(2003) dir. Guy Maddin
The concept of this movie seemed kind of interesting. Isabella Rossellini is a legless but always gorgeous beer queen in Winnipeg during the Depression who invites representatives of all countries to come for a contest for who can create The Saddest Music in the World. While there is a lot of poeticism in this concept, it’s also played for hilarity and bizarreness. But it had stayed in mind and I thought I would give it a whirl.
It’s shot in a steady mostly black and white, faux early cinema style, with odd movement, grainyness and masking. Even this style is fairly taxing and put on. It certainly has a style, one that doesn’t necessarily exude quality. I haven’t read about the ways that he created this effect, but it was pretentious and didn’t play that well for me.

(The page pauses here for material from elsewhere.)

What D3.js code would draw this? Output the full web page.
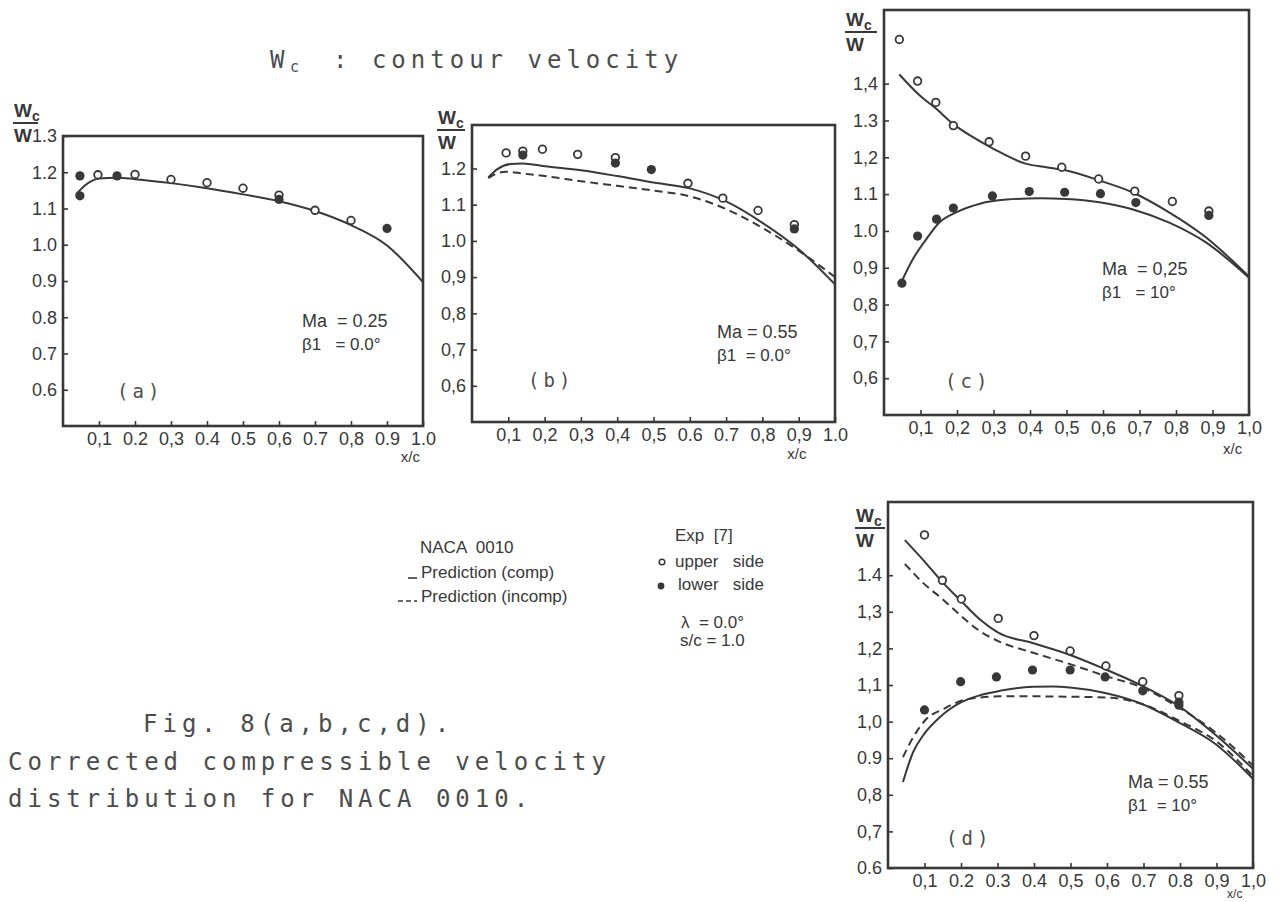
<!DOCTYPE html>
<html>
<head>
<meta charset="utf-8">
<script src="https://cdn.jsdelivr.net/npm/d3@7"></script>
<style>
body{margin:0;background:#fff}
svg{display:block}
</style>
</head>
<body>
<svg id="fig" width="1279" height="902"></svg>
<script>
// tick positions along x/c
const xTicks = [0.1,0.2,0.3,0.4,0.5,0.6,0.7,0.8,0.9,1.0]
const yTicksA = [0.6,0.7,0.8,0.9,1.0,1.1,1.2,1.3]
const yTicksB = [0.6,0.7,0.8,0.9,1.0,1.1,1.2]
const yTicksC = [0.6,0.7,0.8,0.9,1.0,1.1,1.2,1.3,1.4]

// tick labels as printed (scan mixes commas and dots)
const aXLabels = ["0,1","0.2","0,3","0.4","0.5","0,6","0.7","0,8","0.9","1.0"]
const aYLabels = ["0.6","0.7","0.8","0.9","1.0","1.1","1.2","1.3"]
const bXLabels = ["0,1","0,2","0,3","0,4","0,5","0.6","0.7","0,8","0,9","1.0"]
const bYLabels = ["0,6","0,7","0,8","0,9","1.0","1.1","1.2"]
const cXLabels = ["0,1","0,2","0,3","0,4","0,5","0,6","0,7","0,8","0,9","1,0"]
const cYLabels = ["0,6","0,7","0,8","0,9","1.0","1.1","1,2","1.3","1,4"]
const dXLabels = ["0,1","0.2","0.3","0.4","0,5","0,6","0.7","0.8","0,9","1,0"]
const dYLabels = ["0.6","0,7","0,8","0.9","1,0","1,1","1,2","1,3","1.4"]

// (a) Ma=0.25, beta1=0
const aComp = [[0.036,1.139],[0.06,1.163],[0.1,1.183],[0.15,1.185],[0.2,1.181],[0.3,1.17],[0.4,1.156],[0.5,1.139],[0.6,1.12],[0.7,1.093],[0.8,1.054],[0.9,0.998],[1.0,0.897]]
const aUpper = [[0.097,1.193],[0.2,1.194],[0.3,1.18],[0.4,1.171],[0.5,1.156],[0.6,1.137],[0.7,1.095],[0.8,1.067]]
const aLower = [[0.047,1.19],[0.047,1.135],[0.15,1.19],[0.6,1.125],[0.9,1.045]]

// (b) Ma=0.55, beta1=0
const bComp = [[0.045,1.175],[0.07,1.198],[0.105,1.212],[0.14,1.214],[0.2,1.206],[0.3,1.195],[0.4,1.179],[0.5,1.161],[0.6,1.145],[0.7,1.109],[0.8,1.05],[0.9,0.977],[1.0,0.88]]
const bIncomp = [[0.045,1.173],[0.07,1.187],[0.095,1.191],[0.14,1.186],[0.2,1.179],[0.3,1.165],[0.4,1.152],[0.5,1.139],[0.6,1.123],[0.7,1.088],[0.8,1.036],[0.9,0.973],[1.0,0.9]]
const bUpper = [[0.094,1.243],[0.14,1.248],[0.194,1.253],[0.291,1.239],[0.395,1.23],[0.595,1.159],[0.691,1.118],[0.788,1.084],[0.888,1.045]]
const bLower = [[0.14,1.237],[0.395,1.215],[0.494,1.197],[0.888,1.033]]

// (c) Ma=0.25, beta1=10
const cCompUpper = [[0.042,1.425],[0.099,1.367],[0.144,1.331],[0.19,1.29],[0.245,1.254],[0.3,1.223],[0.39,1.182],[0.445,1.173],[0.5,1.164],[0.59,1.137],[0.68,1.105],[0.78,1.051],[0.88,0.984],[1.0,0.876]]
const cCompLower = [[0.048,0.862],[0.08,0.925],[0.117,0.979],[0.153,1.024],[0.199,1.051],[0.263,1.074],[0.336,1.085],[0.427,1.089],[0.5,1.087],[0.59,1.078],[0.68,1.059],[0.78,1.023],[0.88,0.97],[1.0,0.873]]
const cUpper = [[0.042,1.52],[0.092,1.407],[0.142,1.349],[0.19,1.286],[0.288,1.242],[0.388,1.203],[0.487,1.173],[0.588,1.141],[0.687,1.108],[0.79,1.08],[0.89,1.054]]
const cLower = [[0.049,0.858],[0.092,0.986],[0.144,1.032],[0.19,1.062],[0.297,1.095],[0.398,1.107],[0.495,1.105],[0.593,1.101],[0.69,1.077],[0.89,1.042]]

// (d) Ma=0.55, beta1=10
const dCompUpper = [[0.046,1.496],[0.096,1.442],[0.151,1.379],[0.201,1.329],[0.252,1.279],[0.302,1.243],[0.398,1.214],[0.499,1.182],[0.595,1.143],[0.696,1.098],[0.796,1.043],[0.897,0.964],[1.0,0.871]]
const dIncompUpper = [[0.046,1.431],[0.096,1.379],[0.151,1.333],[0.201,1.288],[0.252,1.247],[0.302,1.22],[0.398,1.188],[0.499,1.157],[0.595,1.125],[0.696,1.093],[0.796,1.039],[0.897,0.971],[1.0,0.88]]
const dCompLower = [[0.041,0.835],[0.069,0.917],[0.096,0.962],[0.142,1.012],[0.201,1.053],[0.252,1.072],[0.306,1.084],[0.398,1.095],[0.453,1.096],[0.499,1.093],[0.595,1.078],[0.696,1.048],[0.796,0.998],[0.897,0.939],[1.0,0.844]]
const dIncompLower = [[0.041,0.903],[0.069,0.957],[0.105,1.007],[0.151,1.034],[0.201,1.057],[0.252,1.066],[0.306,1.069],[0.398,1.069],[0.499,1.068],[0.6,1.066],[0.696,1.048],[0.796,1.003],[0.897,0.948],[1.0,0.851]]
const dUpper = [[0.1,1.51],[0.149,1.386],[0.201,1.335],[0.302,1.282],[0.4,1.235],[0.499,1.193],[0.597,1.152],[0.698,1.109],[0.797,1.071]]
const dLower = [[0.1,1.032],[0.199,1.109],[0.297,1.122],[0.396,1.141],[0.499,1.141],[0.595,1.122],[0.698,1.084],[0.797,1.053],[0.797,1.045]]

const ink = "#383838"
const typeInk = "#4c4c4c"
const numFont = "'Liberation Sans Narrow','Liberation Sans',sans-serif"
const monoFont = "'DejaVu Sans Mono',monospace"

let svg = d3.select("#fig")

let panels = [
  {left:63, right:423, top:136, bottom:426, ymin:0.5, ymax:1.3, yTicks:yTicksA, xLab:aXLabels, yLab:aYLabels,
   comp:[aComp], incomp:[], upper:aUpper, lower:aLower, frac:[13,38,123], xc:[0.965,36,15],
   ma:"Ma  = 0.25", beta:"\u03B21   = 0.0\u00B0", mx:302, my:327, tag:"(a)", tx:117, ty:398},
  {left:472, right:835, top:125, bottom:422, ymin:0.5, ymax:1.32, yTicks:yTicksB, xLab:bXLabels, yLab:bYLabels,
   comp:[bComp], incomp:[bIncomp], upper:bUpper, lower:bLower, frac:[437,465,130], xc:[0.895,37,15],
   ma:"Ma = 0.55", beta:"\u03B21  = 0.0\u00B0", mx:717, my:338, tag:"(b)", tx:528, ty:387},
  {left:884, right:1249, top:10, bottom:415, ymin:0.5, ymax:1.6, yTicks:yTicksC, xLab:cXLabels, yLab:cYLabels,
   comp:[cCompUpper,cCompLower], incomp:[], upper:cUpper, lower:cLower, frac:[845,877,32], xc:[0.955,39,15],
   ma:"Ma  = 0,25", beta:"\u03B21   = 10\u00B0", mx:1102, my:275, tag:"(c)", tx:945, ty:388},
  {left:888, right:1253, top:502, bottom:868, ymin:0.6, ymax:1.6, yTicks:yTicksC, xLab:dXLabels, yLab:dYLabels,
   comp:[dCompUpper,dCompLower], incomp:[dIncompUpper,dIncompLower], upper:dUpper, lower:dLower, frac:[855,885,528], xc:[0.95,30,12],
   ma:"Ma = 0.55", beta:"\u03B21  = 10\u00B0", mx:1128, my:788, tag:"(d)", tx:946, ty:845}
]

panels.forEach(function(p){
  let x = d3.scaleLinear().domain([0,1]).range([p.left,p.right])
  let y = d3.scaleLinear().domain([p.ymin,p.ymax]).range([p.bottom,p.top])
  let g = svg.append("g")

  // x axis: small ticks pointing inward
  let xa = g.append("g")
    .attr("transform","translate(0,"+p.bottom+")")
    .call(d3.axisBottom(x).tickValues(xTicks).tickSizeInner(-5).tickSizeOuter(0).tickPadding(6)
      .tickFormat(function(d,i){return p.xLab[i]}))
  xa.select(".domain").remove()
  xa.selectAll("line").attr("stroke",ink).attr("stroke-width",1.6)
  xa.selectAll("text").attr("fill",ink).style("font-family",numFont).style("font-size","18px")

  let ya = g.append("g")
    .attr("transform","translate("+p.left+",0)")
    .call(d3.axisLeft(y).tickValues(p.yTicks).tickSizeInner(-5).tickSizeOuter(0).tickPadding(6)
      .tickFormat(function(d,i){return p.yLab[i]}))
  ya.select(".domain").remove()
  ya.selectAll("line").attr("stroke",ink).attr("stroke-width",1.6)
  ya.selectAll("text").attr("fill",ink).style("font-family",numFont).style("font-size","18px")

  // frame
  g.append("rect")
    .attr("x",p.left).attr("y",p.top)
    .attr("width",p.right-p.left).attr("height",p.bottom-p.top)
    .attr("fill","none").attr("stroke",ink).attr("stroke-width",2.6)

  // curves
  let line = d3.line().x(function(d){return x(d[0])}).y(function(d){return y(d[1])}).curve(d3.curveMonotoneX)
  p.comp.forEach(function(s){
    g.append("path").attr("d",line(s)).attr("fill","none").attr("stroke",ink).attr("stroke-width",2)
  })
  p.incomp.forEach(function(s){
    g.append("path").attr("d",line(s)).attr("fill","none").attr("stroke",ink).attr("stroke-width",2)
      .attr("stroke-dasharray","8,5")
  })

  // experimental points
  g.selectAll(".up").data(p.upper).enter().append("circle")
    .attr("cx",function(d){return x(d[0])}).attr("cy",function(d){return y(d[1])})
    .attr("r",3.8).attr("fill","#fff").attr("stroke",ink).attr("stroke-width",1.8)
  g.selectAll(".lo").data(p.lower).enter().append("circle")
    .attr("cx",function(d){return x(d[0])}).attr("cy",function(d){return y(d[1])})
    .attr("r",4.6).attr("fill",ink)

  // x/c label
  g.append("text").attr("x",x(p.xc[0])).attr("y",p.bottom+p.xc[1]).attr("text-anchor","middle")
    .attr("fill",ink).style("font-family",numFont).style("font-size",p.xc[2]+"px").text("x/c")

  // Wc / W fraction
  let f = p.frac
  let num = g.append("text").attr("x",f[0]+1).attr("y",f[2]-6).attr("fill",ink)
    .style("font-family",numFont).style("font-size","19px").style("font-weight","bold").text("W")
  num.append("tspan").attr("dy",4).style("font-size","14px").text("c")
  g.append("line").attr("x1",f[0]).attr("x2",f[1]).attr("y1",f[2]).attr("y2",f[2])
    .attr("stroke",ink).attr("stroke-width",2)
  g.append("text").attr("x",f[0]+1).attr("y",f[2]+19).attr("fill",ink)
    .style("font-family",numFont).style("font-size","19px").style("font-weight","bold").text("W")

  // case annotation
  g.append("text").attr("x",p.mx).attr("y",p.my).attr("fill",ink)
    .style("font-family",numFont).style("font-size","18px").attr("xml:space","preserve").text(p.ma)
  g.append("text").attr("x",p.mx).attr("y",p.my+23).attr("fill",ink)
    .style("font-family",numFont).style("font-size","17px").attr("xml:space","preserve").text(p.beta)
  g.append("text").attr("x",p.tx).attr("y",p.ty).attr("fill",typeInk)
    .style("font-family",monoFont).style("font-size","19px").style("letter-spacing","4px").text(p.tag)
})

// title
let title = svg.append("g").attr("fill",typeInk).style("font-family",monoFont).style("font-size","24px")
title.append("text").attr("x",270).attr("y",68).text("W")
title.append("text").attr("x",290).attr("y",72).style("font-size","15px").text("c")
title.append("text").attr("x",333).attr("y",68).style("letter-spacing","5px").attr("xml:space","preserve").text(": contour velocity")

// caption
let cap = svg.append("g").attr("fill",typeInk).style("font-family",monoFont).style("font-size","24px")
  .style("letter-spacing","5px").attr("xml:space","preserve")
cap.append("text").attr("x",143).attr("y",732).text("Fig.  8(a,b,c,d).")
cap.append("text").attr("x",8).attr("y",770).text("Corrected compressible velocity")
cap.append("text").attr("x",8).attr("y",807).text("distribution for NACA 0010.")

// legend
let lg = svg.append("g").attr("fill",ink).style("font-family",numFont).style("font-size","17px")
lg.append("text").attr("x",420).attr("y",553).text("NACA  0010").attr("xml:space","preserve")
lg.append("line").attr("x1",408).attr("x2",417).attr("y1",578).attr("y2",578).attr("stroke",ink).attr("stroke-width",1.6)
lg.append("text").attr("x",421).attr("y",578).text("Prediction (comp)")
lg.append("line").attr("x1",398).attr("x2",417).attr("y1",601).attr("y2",601).attr("stroke",ink).attr("stroke-width",1.6)
  .attr("stroke-dasharray","5,3")
lg.append("text").attr("x",421).attr("y",602).text("Prediction (incomp)")
lg.append("text").attr("x",675).attr("y",541).text("Exp  [7]").attr("xml:space","preserve")
lg.append("circle").attr("cx",662).attr("cy",562).attr("r",2.8).attr("fill","#fff").attr("stroke",ink).attr("stroke-width",1.5)
lg.append("text").attr("x",675).attr("y",567).text("upper   side").attr("xml:space","preserve")
lg.append("circle").attr("cx",661).attr("cy",586).attr("r",3.4).attr("fill",ink)
lg.append("text").attr("x",678).attr("y",590).text("lower   side").attr("xml:space","preserve")
lg.append("text").attr("x",681).attr("y",628).text("\u03BB  = 0.0\u00B0").attr("xml:space","preserve")
lg.append("text").attr("x",680).attr("y",646).text("s/c = 1.0")
</script>
</body>
</html>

There is a lot of interesting stuff in here, though, maybe mostly images, like the beer-filled glass legs that Rossellini dons as a gift.
I don’t know. Maybe this whole thing will sink in differently over time. I didn’t dig the visual style or the tone exactly. The whole thing kind of annoyed me, to be honest. I used to really like Mark McKinney in The Kids in the Hall, but for some reason he just annoyed me in this film. A lot of it just didn’t work.
There was some weird Canadian-ness to this film, and an analysis of place and country identity with each country played for stereotypical dress and music. And an unsurprising anti-American-ness exemplified by McKinney’s adoption of the country as its representative and his Hollywoodization and commoditization of the whole process. This was sort of interesting, but I didn’t get it completely either.
I guess that is the theme of this entry.